Required work
Retype the data that follows line by line, exactly, and leave its pictures out.

Dataset content

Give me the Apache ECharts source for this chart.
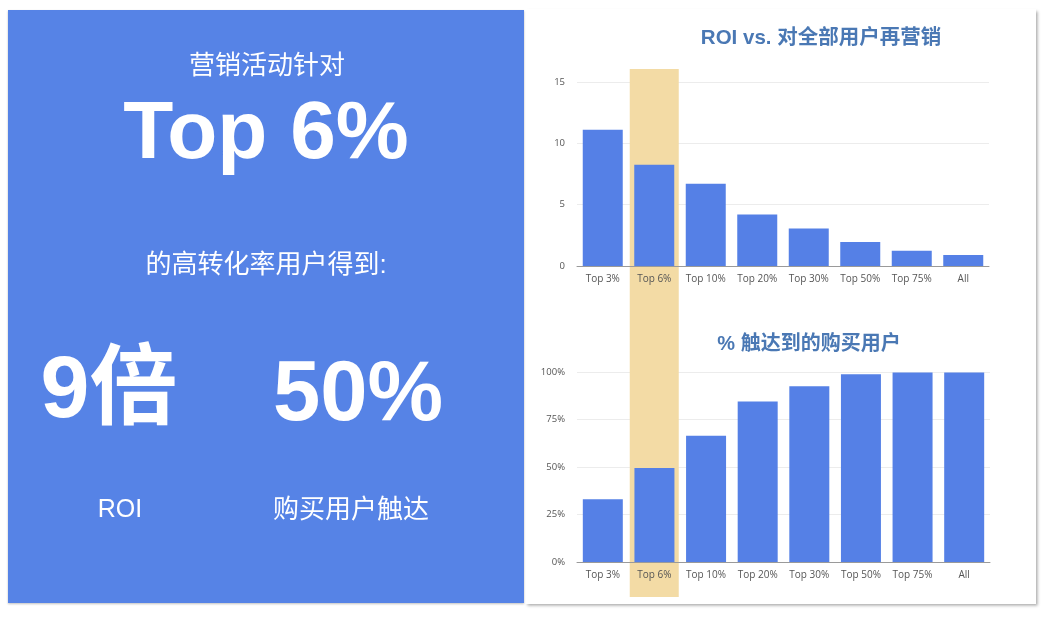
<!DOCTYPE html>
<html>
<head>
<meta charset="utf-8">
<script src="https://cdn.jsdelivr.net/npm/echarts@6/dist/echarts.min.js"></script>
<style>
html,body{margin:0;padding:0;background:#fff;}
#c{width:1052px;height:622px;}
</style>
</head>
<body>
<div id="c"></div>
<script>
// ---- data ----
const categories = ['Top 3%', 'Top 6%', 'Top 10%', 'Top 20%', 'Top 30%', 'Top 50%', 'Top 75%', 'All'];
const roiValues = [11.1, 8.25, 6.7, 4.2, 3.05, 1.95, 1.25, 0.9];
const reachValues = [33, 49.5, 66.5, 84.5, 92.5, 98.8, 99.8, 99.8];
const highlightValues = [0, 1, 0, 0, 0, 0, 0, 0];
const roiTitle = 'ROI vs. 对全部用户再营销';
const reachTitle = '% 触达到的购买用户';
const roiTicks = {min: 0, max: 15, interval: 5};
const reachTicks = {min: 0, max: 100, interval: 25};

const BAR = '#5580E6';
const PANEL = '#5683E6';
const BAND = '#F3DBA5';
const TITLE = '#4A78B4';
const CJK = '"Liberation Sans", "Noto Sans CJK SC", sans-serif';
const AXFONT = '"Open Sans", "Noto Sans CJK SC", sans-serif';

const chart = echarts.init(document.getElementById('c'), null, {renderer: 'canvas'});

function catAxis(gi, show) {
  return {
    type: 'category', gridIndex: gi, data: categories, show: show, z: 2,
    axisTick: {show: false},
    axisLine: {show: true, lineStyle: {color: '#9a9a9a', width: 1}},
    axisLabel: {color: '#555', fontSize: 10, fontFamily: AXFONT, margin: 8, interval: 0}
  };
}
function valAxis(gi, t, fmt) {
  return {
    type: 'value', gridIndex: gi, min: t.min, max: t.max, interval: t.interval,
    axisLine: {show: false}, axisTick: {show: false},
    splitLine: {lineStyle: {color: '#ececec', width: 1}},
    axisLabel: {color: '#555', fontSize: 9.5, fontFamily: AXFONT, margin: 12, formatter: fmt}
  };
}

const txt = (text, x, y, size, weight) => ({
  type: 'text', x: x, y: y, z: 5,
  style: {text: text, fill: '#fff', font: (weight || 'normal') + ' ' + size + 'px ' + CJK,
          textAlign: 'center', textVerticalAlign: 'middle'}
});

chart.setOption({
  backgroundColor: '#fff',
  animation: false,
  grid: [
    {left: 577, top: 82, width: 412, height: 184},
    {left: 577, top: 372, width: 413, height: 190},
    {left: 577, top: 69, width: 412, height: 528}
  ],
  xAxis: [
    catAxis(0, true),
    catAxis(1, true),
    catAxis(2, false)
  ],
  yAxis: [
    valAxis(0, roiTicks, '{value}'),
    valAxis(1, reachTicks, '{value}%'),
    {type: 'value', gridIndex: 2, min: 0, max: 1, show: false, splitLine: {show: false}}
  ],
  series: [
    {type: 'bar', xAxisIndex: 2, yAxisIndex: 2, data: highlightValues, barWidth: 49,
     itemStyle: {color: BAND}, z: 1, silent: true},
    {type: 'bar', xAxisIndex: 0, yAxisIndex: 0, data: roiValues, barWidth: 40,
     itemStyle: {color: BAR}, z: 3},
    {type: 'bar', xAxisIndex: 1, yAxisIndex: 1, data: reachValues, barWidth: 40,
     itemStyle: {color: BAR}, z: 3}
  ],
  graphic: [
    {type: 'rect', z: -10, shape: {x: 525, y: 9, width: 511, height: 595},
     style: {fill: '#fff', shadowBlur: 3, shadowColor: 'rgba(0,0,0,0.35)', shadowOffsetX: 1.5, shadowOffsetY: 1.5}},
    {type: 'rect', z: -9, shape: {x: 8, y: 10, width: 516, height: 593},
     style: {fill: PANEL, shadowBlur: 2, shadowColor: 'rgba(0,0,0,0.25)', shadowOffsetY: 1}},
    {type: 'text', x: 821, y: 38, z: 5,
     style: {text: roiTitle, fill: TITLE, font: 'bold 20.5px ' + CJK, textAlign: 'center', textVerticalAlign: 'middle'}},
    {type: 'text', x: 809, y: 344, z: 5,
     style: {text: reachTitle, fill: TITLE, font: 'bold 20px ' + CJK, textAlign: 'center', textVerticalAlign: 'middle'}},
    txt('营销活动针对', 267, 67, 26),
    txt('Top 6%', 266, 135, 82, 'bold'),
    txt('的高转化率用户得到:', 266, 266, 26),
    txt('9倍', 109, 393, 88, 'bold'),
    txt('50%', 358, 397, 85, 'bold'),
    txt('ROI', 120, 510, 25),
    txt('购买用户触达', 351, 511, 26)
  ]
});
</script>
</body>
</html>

Response to the task
Give me the Apache ECharts source for this chart.
<!DOCTYPE html>
<html>
<head>
<meta charset="utf-8">
<script src="https://cdn.jsdelivr.net/npm/echarts@6/dist/echarts.min.js"></script>
<style>
html,body{margin:0;padding:0;background:#fff;}
#c{width:1052px;height:622px;}
</style>
</head>
<body>
<div id="c"></div>
<script>
// ---- data ----
const categories = ['Top 3%', 'Top 6%', 'Top 10%', 'Top 20%', 'Top 30%', 'Top 50%', 'Top 75%', 'All'];
const roiValues = [11.1, 8.25, 6.7, 4.2, 3.05, 1.95, 1.25, 0.9];
const reachValues = [33, 49.5, 66.5, 84.5, 92.5, 98.8, 99.8, 99.8];
const highlightValues = [0, 1, 0, 0, 0, 0, 0, 0];
const roiTitle = 'ROI vs. 对全部用户再营销';
const reachTitle = '% 触达到的购买用户';
const roiTicks = {min: 0, max: 15, interval: 5};
const reachTicks = {min: 0, max: 100, interval: 25};

const BAR = '#5580E6';
const PANEL = '#5683E6';
const BAND = '#F3DBA5';
const TITLE = '#4A78B4';
const CJK = '"Liberation Sans", "Noto Sans CJK SC", sans-serif';
const AXFONT = '"Open Sans", "Noto Sans CJK SC", sans-serif';

const chart = echarts.init(document.getElementById('c'), null, {renderer: 'canvas'});

function catAxis(gi, show) {
  return {
    type: 'category', gridIndex: gi, data: categories, show: show, z: 2,
    axisTick: {show: false},
    axisLine: {show: true, lineStyle: {color: '#9a9a9a', width: 1}},
    axisLabel: {color: '#555', fontSize: 10, fontFamily: AXFONT, margin: 8, interval: 0}
  };
}
function valAxis(gi, t, fmt) {
  return {
    type: 'value', gridIndex: gi, min: t.min, max: t.max, interval: t.interval,
    axisLine: {show: false}, axisTick: {show: false},
    splitLine: {lineStyle: {color: '#ececec', width: 1}},
    axisLabel: {color: '#555', fontSize: 9.5, fontFamily: AXFONT, margin: 12, formatter: fmt}
  };
}

const txt = (text, x, y, size, weight) => ({
  type: 'text', x: x, y: y, z: 5,
  style: {text: text, fill: '#fff', font: (weight || 'normal') + ' ' + size + 'px ' + CJK,
          textAlign: 'center', textVerticalAlign: 'middle'}
});

chart.setOption({
  backgroundColor: '#fff',
  animation: false,
  grid: [
    {left: 577, top: 82, width: 412, height: 184},
    {left: 577, top: 372, width: 413, height: 190},
    {left: 577, top: 69, width: 412, height: 528}
  ],
  xAxis: [
    catAxis(0, true),
    catAxis(1, true),
    catAxis(2, false)
  ],
  yAxis: [
    valAxis(0, roiTicks, '{value}'),
    valAxis(1, reachTicks, '{value}%'),
    {type: 'value', gridIndex: 2, min: 0, max: 1, show: false, splitLine: {show: false}}
  ],
  series: [
    {type: 'bar', xAxisIndex: 2, yAxisIndex: 2, data: highlightValues, barWidth: 49,
     itemStyle: {color: BAND}, z: 1, silent: true},
    {type: 'bar', xAxisIndex: 0, yAxisIndex: 0, data: roiValues, barWidth: 40,
     itemStyle: {color: BAR}, z: 3},
    {type: 'bar', xAxisIndex: 1, yAxisIndex: 1, data: reachValues, barWidth: 40,
     itemStyle: {color: BAR}, z: 3}
  ],
  graphic: [
    {type: 'rect', z: -10, shape: {x: 525, y: 9, width: 511, height: 595},
     style: {fill: '#fff', shadowBlur: 3, shadowColor: 'rgba(0,0,0,0.35)', shadowOffsetX: 1.5, shadowOffsetY: 1.5}},
    {type: 'rect', z: -9, shape: {x: 8, y: 10, width: 516, height: 593},
     style: {fill: PANEL, shadowBlur: 2, shadowColor: 'rgba(0,0,0,0.25)', shadowOffsetY: 1}},
    {type: 'text', x: 821, y: 38, z: 5,
     style: {text: roiTitle, fill: TITLE, font: 'bold 20.5px ' + CJK, textAlign: 'center', textVerticalAlign: 'middle'}},
    {type: 'text', x: 809, y: 344, z: 5,
     style: {text: reachTitle, fill: TITLE, font: 'bold 20px ' + CJK, textAlign: 'center', textVerticalAlign: 'middle'}},
    txt('营销活动针对', 267, 67, 26),
    txt('Top 6%', 266, 135, 82, 'bold'),
    txt('的高转化率用户得到:', 266, 266, 26),
    txt('9倍', 109, 393, 88, 'bold'),
    txt('50%', 358, 397, 85, 'bold'),
    txt('ROI', 120, 510, 25),
    txt('购买用户触达', 351, 511, 26)
  ]
});
</script>
</body>
</html>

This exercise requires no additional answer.